City Council Speaker Julie Menin announced Wednesday her support for Nadia Shihata, Mayor Zohran Mamdani’s pick to lead the Department of Investigation, one day before a confirmation vote that had looked uncertain.

Menin is backing Shihata “based on her qualifications and her stated commitment to independent leadership,” a Council spokesperson said. “Rooting out corruption and fraud in government is a top priority for the Speaker and she believes Ms. Shihata’s 11 years as a prosecutor in New York’s Eastern District makes her well positioned to take on that fight head on.”

The speaker’s endorsement carries real weight. Shihata needs a majority Council vote to take over as the city’s chief corruption watchdog, and her path to confirmation ran into serious trouble at an April 6 hearing before the Council’s rules committee. Members pressed her hard on two fronts: $700 in donations she made to Mamdani’s campaign and her close friendship with Ramzi Kassem, the mayor’s general counsel.

Shihata didn’t dodge the questions. She admitted she had canvassed for Mamdani once during the 2025 race and acknowledged knowing Kassem since graduating from law school, socializing with him periodically and seeking his professional advice after she left federal prosecution. She also told the committee that Kassem had approached her directly to ask whether she wanted to apply for the DOI commissioner post.

That last admission gave some members pause.

The DOI commissioner role has traditionally stood apart from City Hall’s political orbit. The last commissioner, Jocelyn Strauber, helped direct probes that led to charges against Mayor Eric Adams and members of his administration. That precedent looms over Shihata’s nomination, and Council members want assurances the new commissioner won’t soften the office’s independence.

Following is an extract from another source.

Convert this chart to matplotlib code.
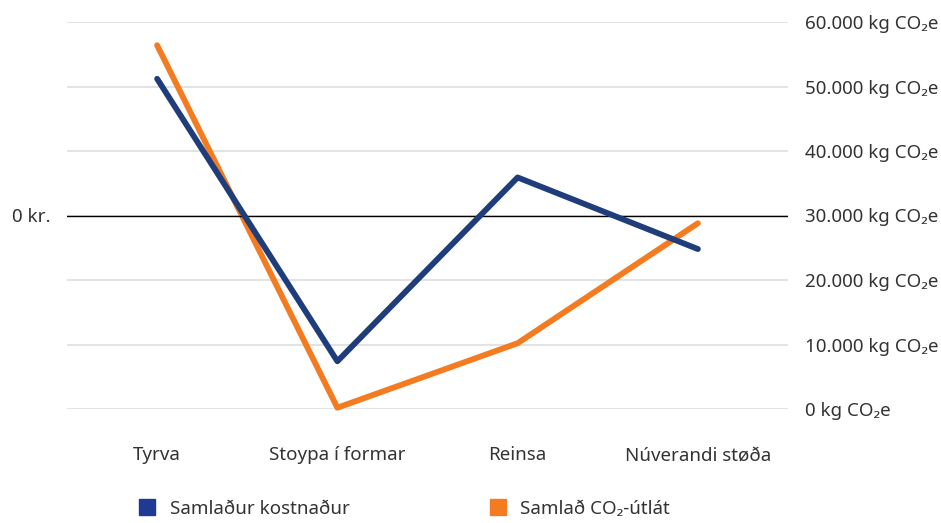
import matplotlib.pyplot as plt
from matplotlib.lines import Line2D

plt.rcParams['font.family'] = ['Noto Sans', 'DejaVu Sans']

categories = ["Tyrva", "Stoypa í formar", "Reinsa", "Núverandi støða"]
# cost in million kr (only the zero level is labelled in the original)
cost = [2.12, -2.26, 0.59, -0.52]
# accumulated CO2 emissions, kg CO2e
co2 = [56400, 200, 10200, 28800]
co2_ticks = [0, 10000, 20000, 30000, 40000, 50000, 60000]
co2_labels = ["0 kg CO₂e", "10.000 kg CO₂e", "20.000 kg CO₂e", "30.000 kg CO₂e",
              "40.000 kg CO₂e", "50.000 kg CO₂e", "60.000 kg CO₂e"]

blue = "#1f3d7a"
orange = "#f47b20"
txt = "#333333"
fs = 13.5

fig = plt.figure(figsize=(9.41, 5.23), dpi=100)
ax = fig.add_axes([67/941, 1-409/523, 721/941, 387/523])
ax2 = ax.twinx()

x = range(len(categories))

# right axis: CO2
ax2.set_ylim(0, 60000)
ax2.set_yticks(co2_ticks)
ax2.set_yticklabels(co2_labels, fontsize=fs, color=txt)
ax2.grid(axis='y', color="#e0e0e0", linewidth=1.3)
ax2.tick_params(axis='y', length=0, pad=12)

# left axis: cost, zero aligned with 30.000
ax.set_ylim(-3.0, 3.0)
ax.set_yticks([0])
ax.set_yticklabels(["0 kr."], fontsize=fs, color=txt)
ax.tick_params(axis='y', length=0, pad=12)
ax.set_xlim(-0.5, 3.5)
ax.set_xticks(list(x))
ax.set_xticklabels(categories, fontsize=fs, color=txt)
ax.tick_params(axis='x', length=0, pad=27)

ax2.plot(x, co2, color=orange, linewidth=4.2, solid_capstyle='round', clip_on=False, zorder=3)
ax.axhline(0, color="black", linewidth=1.0, zorder=2)
ax.plot(x, cost, color=blue, linewidth=4.2, solid_capstyle='round', clip_on=False, zorder=3)

# blue line drawn on top of orange
ax.set_zorder(ax2.get_zorder() + 1)
ax.patch.set_visible(False)

for a in (ax, ax2):
    for s in a.spines.values():
        s.set_visible(False)

handles = [Line2D([], [], marker='s', linestyle='none', markersize=11, color="#1f3a93"),
           Line2D([], [], marker='s', linestyle='none', markersize=11, color=orange)]
fig.legend(handles, ["Samlaður kostnaður", "Samlað CO₂-útlát"], loc='center left',
           bbox_to_anchor=(138/941, 1-509/523), ncol=2, frameon=False, fontsize=fs,
           handletextpad=0.7, columnspacing=7.4, borderaxespad=0, borderpad=0,
           handlelength=1.0, labelcolor=txt)

fig.savefig("out.png", dpi=100)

Shihata insisted she’d approach any investigation “without fear or favor,” including probes that might touch the mayor, Kassem or anyone else in the administration. Whether those assurances satisfied enough members to secure confirmation was the key question heading into Thursday’s vote.

The social media issue added another layer of friction. Councilmember David Carr, R-Staten Island/Brooklyn, questioned Shihata about posts she said she had made private sometime after leaving the U.S. Attorney’s office in 2022. At least one post had not been made private before the hearing, according to The City’s reporting on the nomination.

Shihata’s background gives her defenders something to work with. Eleven years as a federal prosecutor in the Eastern District of New York is a serious credential, and Menin leaned on it hard in making her case. Former Brooklyn federal prosecutors don’t grow on trees.

What the hearing made clear is that the Mamdani administration is navigating its own version of a familiar tension: how do you install a loyal, trusted figure in a watchdog role without inviting accusations that the watchdog answers to City Hall? Kassem recruiting his longtime friend for the job, while entirely legal, gave skeptical Council members exactly the ammunition they needed.

Shihata faces a tougher credibility test than most DOI nominees precisely because the DOI’s recent history is so vivid. The Adams-era investigations are barely in the rearview mirror. Riders and residents who watched that saga play out know what happens when accountability structures get bent.

It didn’t help that she canvassed for the very man who now controls her salary and her office space. $700 is a small number. The optics aren’t.

Still, Menin’s support shifts the math. The speaker doesn’t back nominees she expects to lose, and her office’s statement was specific enough to read as a genuine endorsement rather than a courtesy gesture. Backing someone “based on qualifications” is hedged language, but calling out 11 years at the Eastern District by name signals the speaker did her homework.

Mamdani announced Shihata’s nomination at City Hall on February 12, 2026. It’s taken more than two months to get to a floor vote, which itself reflects how much scrutiny the nomination attracted.

The Council votes Thursday. If Shihata clears confirmation, she takes charge of an office that has enormous authority to investigate city contractors, agencies and officials. The question her critics keep asking is whether she’ll use it.